If you are targeting a hybrid architecture, then you should consider the capacity requirements between your live and DR sites. Are you comfortable that you have sufficient bandwidth to adhere to your DR strategy?
Consider running these tools as the first step in right-sizing Azure Site Recovery for an environment both on-premises and in Azure.
How do you handle backup of data today?
Consider again whether you are comfortable that you have sufficient bandwidth to adhere to your backup strategy, without compromising the bandwidth of other on-premises services.
Additionally, offline backups to Azure via Import/Export service may need to be considered based upon the volume of data.
What are your requirements for encryption? Is there a requirement for customer-managed keys vs. Microsoft-managed keys?
A common requirement is for disks to be encrypted. You should consider the level of encryption that is needed (bring your own keys vs. Microsoft-managed keys).
You should determine at an overall solution level whether the extra management overhead and complexity is required for bringing your own keys, or whether Microsoft-managed keys would be suitable.
Who has access to backups today?
Regularly review those RBAC rules that are needed to the backups and associated resource locks. This will help protect a backup solution being removed accidentally or maliciously.

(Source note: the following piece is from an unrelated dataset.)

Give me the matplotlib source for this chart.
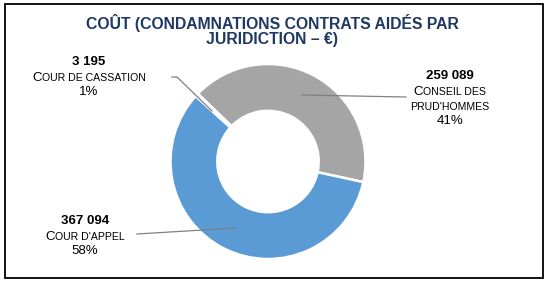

Do you leverage Multi Factor Authentication (MFA) today?
Consider this as part of your wider solution requirements. What is the risk of a compromised account with access to your Azure Resources?
You should consider leveraging Multi Factor Authentication to add an extra layer of protection against malicious activity on Azure subscriptions.
Understand the Portfolio of applications are supported for Disaster Recovery
What workloads do you plan to protect?
Gain an understanding of what needs to be secured. Use the associated documentation to determine those which are supported.